Cop26 is likely to fail because of the chaos and infighting in Whitehall that had bedevilled past attempts to get anything done, despite assurances that everything is now hunky-dory with work proceeding day and night to deliver. While the team responsible includes some people from environmental think-tanks and pressure groups among the career civil servants, it also includes the usual Tory apparatchiks; namely a former head of press at Tory HQ as policy adviser to the COP26 President and a former Tory special adviser as strategy director, along with a couple of bankers and a businessman with experience of emerging markets. Conspicuous by their absence are a strong body of environmental and climate change experts. Equally problematic is the absence of political leadership. Lord Deben, chair of the Climate Change Committee has said, in response to a question about whether sufficient progress was being made towards the net zero target, that: “We are clearly not. In almost every sector, we are failing… The Government are not on track to meet the fourth and fifth carbon budget”. He added that measures were “not taken quickly enough” and that the Government “have simply not done the radical things that need to be done.” 

The situation can be summarised by saying that the UK Government simply does not care enough about environmental issues to want to address them. It is so blinkered to the dire probable effects of changing climate that it stumbles blindly on, hoping that all goes well in the end; so tone-deaf to the arguments of climate activists that they cannot see the benefit of putting in the effort to get results. COP26 is on course to be a terrible wasted opportunity, and wasted simply because the Government is not willing to put in the effort. Anyone familiar with “da piffle” Johnson’s record as, say, Foreign Secretary, may recognise this as a recurring characteristic. 

All of which needs to be understood in the context of the fact that the world is currently on course to achieve only an emissions reduction of 1% by the end of this critical decade, not the 45% reduction required to keep alive the hope of limiting heating to 1.5°C.

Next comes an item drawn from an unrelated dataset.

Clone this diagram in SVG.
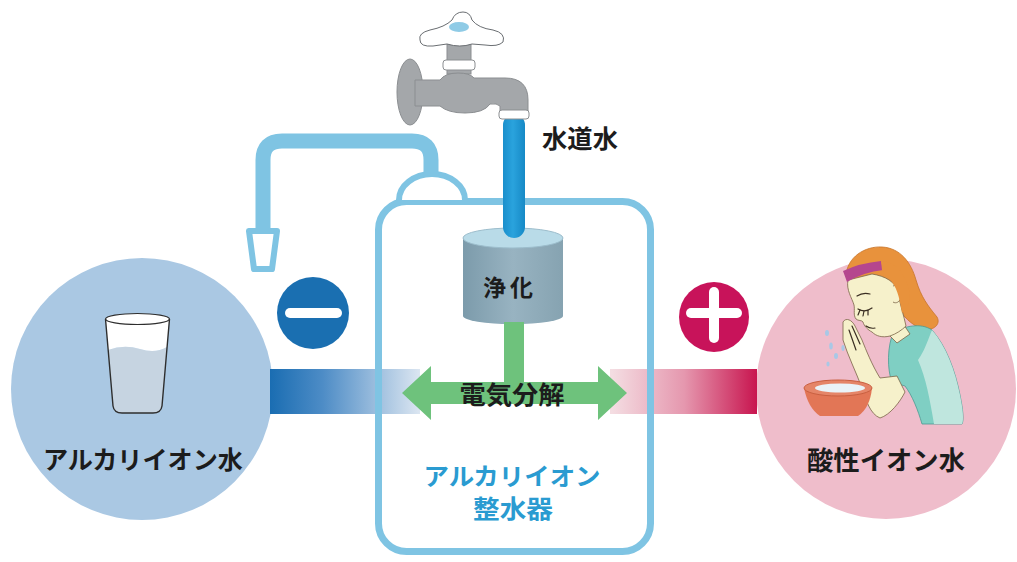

I read all this in the context of recent observations by Jolyon Maugham, the Director of Good Law Project, who points out  that there is a clear move by Government under way to prevent people from expressing their dissatisfaction with it. For example, the Home Secretary has branded legitimate protesters as “so-called eco-crusaders turned criminals” and accused them of “hooliganism and thuggery”She and the government are now proposing legislation that will strictly limit the right to protest by giving the police new powers to restrict it. Little wonder, given the likely response to the Government’s failure to even begin to take the most important of our time seriously.